The 23-foot (7-meter) long Columbus initially drew power from a feed running through the station's robotic arm until power, data and cooling lines were be attached, mission managers said. The 14.7-foot (4.5-meter) wide module did encounter a pair of cooling system glitches, one on the station side and another inside Columbus itself, though neither poses a threat to the lab's full operations, they added.
Eyharts and Columbus' other first occupants wore protective masks and goggles as a precaution against any debris that may have stowed away aboard the module during its launch into space. Once air circulates through the module, the research lab will be habitable without protective gear, mission managers said.
Columbus is the first new laboratory to arrive at the ISS since NASA's Destiny module in 2001. Japan's multi-module Kibo laboratory is also due to launch toward the station later this spring during NASA's next two shuttle flights.
The joint station and shuttle crew will continue outfitting the interior of Columbus over the next several days, and add external experiments to the module during a spacewalk set for Friday.
Mission managers, meanwhile, are discussing whether to extend the shuttle crew's already extended 12-day spaceflight by an extra day to squeeze one more day of Columbus outfitting into their schedule.
"If you extend the mission one extra day, you get to keep Hans onboard and he is a specialist in Columbus commissioning," said Kirk Shireman, NASA's deputy ISS program manager, of Schlegel.

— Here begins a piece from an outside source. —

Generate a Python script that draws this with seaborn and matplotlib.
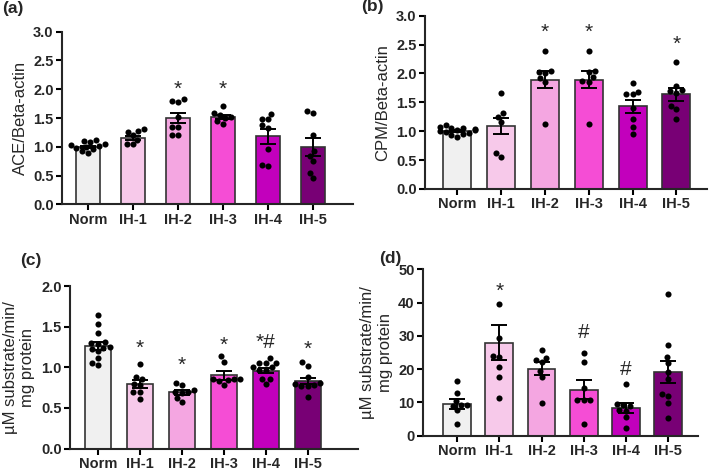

But adding one more day to Atlantis' flight would require the shuttle to use oxygen supplies for its fuel cells that could be used to replenish high-pressure tanks used for ISS spacewalks, Shireman added. "That's the trade that we're working together," he said.
Engineers have cleared a small torn thermal insulation blanket on Atlantis' starboard aft engine pod of any concerns for landing. NASA has kept a close watch on shuttle heat shield health since the 2003 Columbia tragedy. "That's great news," Atlantis commander Stephen Frick said as Mission Control radioed up the good news. "It's a relief knowing we don't have to go back there and mess with it."
Atlantis' seven-astronaut crew is currently scheduled to return to Earth on Feb. 19.